Everything from the first line of the data below through the line that contains "(janb) at (717,314)" should be written out exactly, please, and nothing more; the pictures stay out.
[START Data shown]
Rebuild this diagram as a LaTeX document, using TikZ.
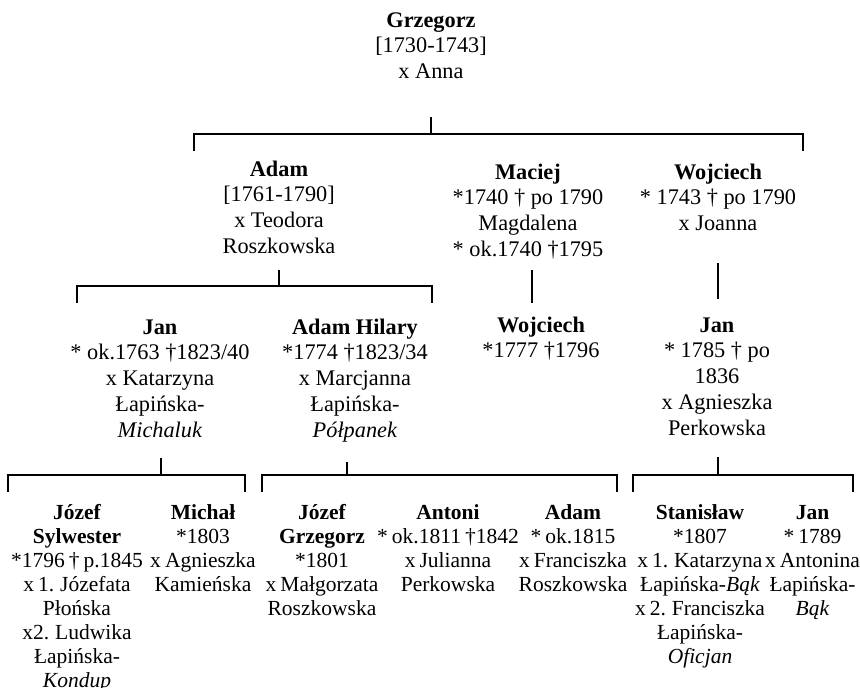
\documentclass[tikz,border=0pt]{standalone}
\usepackage{fontspec}
\setmainfont{Liberation Serif}
\newfontfamily\lowfont{Liberation Serif}[WordSpace=0.75]
\newcommand\firstln{\rule{0pt}{18pt}}
\tikzset{
  person/.style={anchor=north, inner sep=0pt, outer sep=0pt, align=center,
    font=\fontsize{22.3}{25.8}\selectfont},
  personlow/.style={person, font=\lowfont\fontsize{21.5}{24}\selectfont},
  link/.style={line width=1.3pt, line join=miter}
}
\begin{document}
\begin{tikzpicture}[x=1pt,y=-1pt]
\useasboundingbox (0,0) rectangle (860,688);

% generation 1
\node[person] (g) at (431,9) {\firstln\textbf{Grzegorz}\\{[1730-1743]}\\x Anna};

% generation 2
\node[person] (adam) at (279,158) {\firstln\textbf{Adam}\\{[1761-1790]}\\x Teodora\\Roszkowska};
\node[person] (maciej) at (528,161) {\firstln\textbf{Maciej}\\*1740 † po 1790\\Magdalena\\* ok.1740 †1795};
\node[person] (wojciech) at (718,161) {\firstln\textbf{Wojciech}\\* 1743 † po 1790\\x Joanna};

% generation 3
\node[person] (jan) at (160,316) {\firstln\textbf{Jan}\\* ok.1763 †1823/40\\x Katarzyna\\Łapińska-\\\textit{Michaluk}};
\node[person] (adamh) at (355,316) {\firstln\textbf{Adam Hilary}\\*1774 †1823/34\\x Marcjanna\\Łapińska-\\\textit{Półpanek}};
\node[person] (wojciechb) at (541,314) {\firstln\textbf{Wojciech}\\*1777 †1796};
\node[person] (janb) at (717,314) {\firstln\textbf{Jan}\\* 1785 † po\\1836\\x Agnieszka\\Perkowska};

% generation 4
\node[personlow] (jozefs) at (77,501) {\firstln\textbf{Józef}\\\textbf{Sylwester}\\*1796 † p.1845\\x 1. Józefata\\Płońska\\x2. Ludwika\\Łapińska-\\\textit{Kondup}};
\node[personlow] (michal) at (203,501) {\firstln\textbf{Michał}\\*1803\\x Agnieszka\\Kamieńska};
\node[personlow] (jozefg) at (322,501) {\firstln\textbf{Józef}\\\textbf{Grzegorz}\\*1801\\x Małgorzata\\Roszkowska};
\node[personlow] (antoni) at (448,501) {\firstln\textbf{Antoni}\\* ok.1811 †1842\\x Julianna\\Perkowska};
\node[personlow] (adamc) at (573,501) {\firstln\textbf{Adam}\\* ok.1815\\x Franciszka\\Roszkowska};
\node[personlow] (stan) at (700,501) {\firstln\textbf{Stanisław}\\*1807\\x 1. Katarzyna\\Łapińska-\textit{Bąk}\\x 2. Franciszka\\Łapińska-\\\textit{Oficjan}};
\node[personlow] (janc) at (812.5,501) {\firstln\textbf{Jan}\\* 1789\\x Antonina\\Łapińska-\\\textit{Bąk}};

% connectors: Grzegorz
\coordinate (gS) at (g.south |- 0,117);
\coordinate (gB) at (g.south |- 0,134);
\coordinate (gL) at (194,134);
\coordinate (gR) at (803,134);
\coordinate (gLd) at (194,151);
\coordinate (gRd) at (803,151);
\draw[link] (gS) -- (gB);
\draw[link] (gLd) -- (gL) -- (gR) -- (gRd);

% Adam
\coordinate (aS) at (adam.south |- 0,270);
\coordinate (aB) at (adam.south |- 0,286);
\coordinate (aL) at (77,286);
\coordinate (aR) at (432,286);
\coordinate (aLd) at (77,303);
\coordinate (aRd) at (432,303);
\draw[link] (aS) -- (aB);
\draw[link] (aLd) -- (aL) -- (aR) -- (aRd);

% Maciej -> Wojciech
\coordinate (mS) at (532,270);
\coordinate (mE) at (532,303);
\draw[link] (mS) -- (mE);

% Wojciech -> Jan
\coordinate (wS) at (wojciech.south |- 0,263);
\coordinate (wE) at (wojciech.south |- 0,299);
\draw[link] (wS) -- (wE);

% Jan
\coordinate (jS) at (161,458);
\coordinate (jB) at (161,475);
\coordinate (jL) at (8,475);
\coordinate (jR) at (245,475);
\coordinate (jLd) at (8,492);
\coordinate (jRd) at (245,492);
\draw[link] (jS) -- (jB);
\draw[link] (jLd) -- (jL) -- (jR) -- (jRd);

% Adam Hilary
\coordinate (hS) at (347,462);
\coordinate (hB) at (347,475);
\coordinate (hL) at (262,475);
\coordinate (hR) at (617,475);
\coordinate (hLd) at (262,492);
\coordinate (hRd) at (617,492);
\draw[link] (hS) -- (hB);
\draw[link] (hLd) -- (hL) -- (hR) -- (hRd);

% Jan (son of Wojciech)
\coordinate (kS) at (718,457);
\coordinate (kB) at (718,475);
\coordinate (kL) at (633,475);
\coordinate (kR) at (853,475);
\coordinate (kLd) at (633,492);
\coordinate (kRd) at (853,492);
\draw[link] (kS) -- (kB);
\draw[link] (kLd) -- (kL) -- (kR) -- (kRd);
\end{tikzpicture}
\end{document}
[END Data shown]
**Correct result:**
Rebuild this diagram as a LaTeX document, using TikZ.
\documentclass[tikz,border=0pt]{standalone}
\usepackage{fontspec}
\setmainfont{Liberation Serif}
\newfontfamily\lowfont{Liberation Serif}[WordSpace=0.75]
\newcommand\firstln{\rule{0pt}{18pt}}
\tikzset{
  person/.style={anchor=north, inner sep=0pt, outer sep=0pt, align=center,
    font=\fontsize{22.3}{25.8}\selectfont},
  personlow/.style={person, font=\lowfont\fontsize{21.5}{24}\selectfont},
  link/.style={line width=1.3pt, line join=miter}
}
\begin{document}
\begin{tikzpicture}[x=1pt,y=-1pt]
\useasboundingbox (0,0) rectangle (860,688);

% generation 1
\node[person] (g) at (431,9) {\firstln\textbf{Grzegorz}\\{[1730-1743]}\\x Anna};

% generation 2
\node[person] (adam) at (279,158) {\firstln\textbf{Adam}\\{[1761-1790]}\\x Teodora\\Roszkowska};
\node[person] (maciej) at (528,161) {\firstln\textbf{Maciej}\\*1740 † po 1790\\Magdalena\\* ok.1740 †1795};
\node[person] (wojciech) at (718,161) {\firstln\textbf{Wojciech}\\* 1743 † po 1790\\x Joanna};

% generation 3
\node[person] (jan) at (160,316) {\firstln\textbf{Jan}\\* ok.1763 †1823/40\\x Katarzyna\\Łapińska-\\\textit{Michaluk}};
\node[person] (adamh) at (355,316) {\firstln\textbf{Adam Hilary}\\*1774 †1823/34\\x Marcjanna\\Łapińska-\\\textit{Półpanek}};
\node[person] (wojciechb) at (541,314) {\firstln\textbf{Wojciech}\\*1777 †1796};
\node[person] (janb) at (717,314) {\firstln\textbf{Jan}\\* 1785 † po\\1836\\x Agnieszka\\Perkowska};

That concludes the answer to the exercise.